Image Advisory -- Cassini Cameras Capture Views of Jupiter As It Rotates

Nov. 6, 2000


New images of Jupiter taken by the NASA's Cassini spacecraft show the changing face of the planet as it twirls more than 360 degrees. Although it is the biggest planet in our solar system, Jupiter hurries through a complete rotation in about 10 hours.

The images are an early portion of a sequence that Cassini is taking to track changes in Jupiter's clouds over a period of several weeks. Another new image from Cassini, taken through an infrared filter, shows one of Jupiter's large moons, Europa, gleaming brightly as it passes in front of the planet.

The images are available from NASA's Jet Propulsion Laboratory, Pasadena, Calif., at http://www.jpl.nasa.gov/pictures/jupiter

and from the web site of the Cassini Imaging Science team at the University of Arizona, Tucson, at http://ciclops.lpl.arizona.edu/

Cassini will pass most closely to Jupiter, at about 10 million kilometers (6 million miles) away, on Dec. 30. Images taken as it approaches and flies past will be used for studies of atmospheric dynamics, dark rings and other features of Jupiter. Cassini is passing Jupiter on its way to its ultimate destination, Saturn.

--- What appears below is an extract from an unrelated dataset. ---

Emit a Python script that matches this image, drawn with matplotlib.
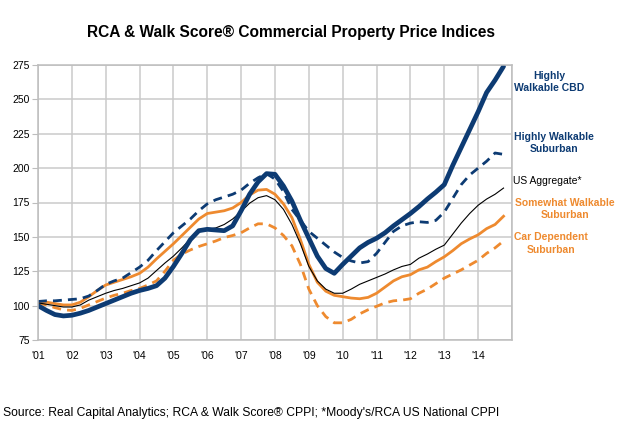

Additional information about the flyby is available at http://www.jpl.nasa.gov/jupiterflyby

Cassini is a cooperative project of NASA, the European Space Agency and the Italian Space Agency. JPL manages the Cassini and Galileo missions for NASA's Office of Space Science, Washington, D.C. JPL is a division of the California Institute of Technology in Pasadena.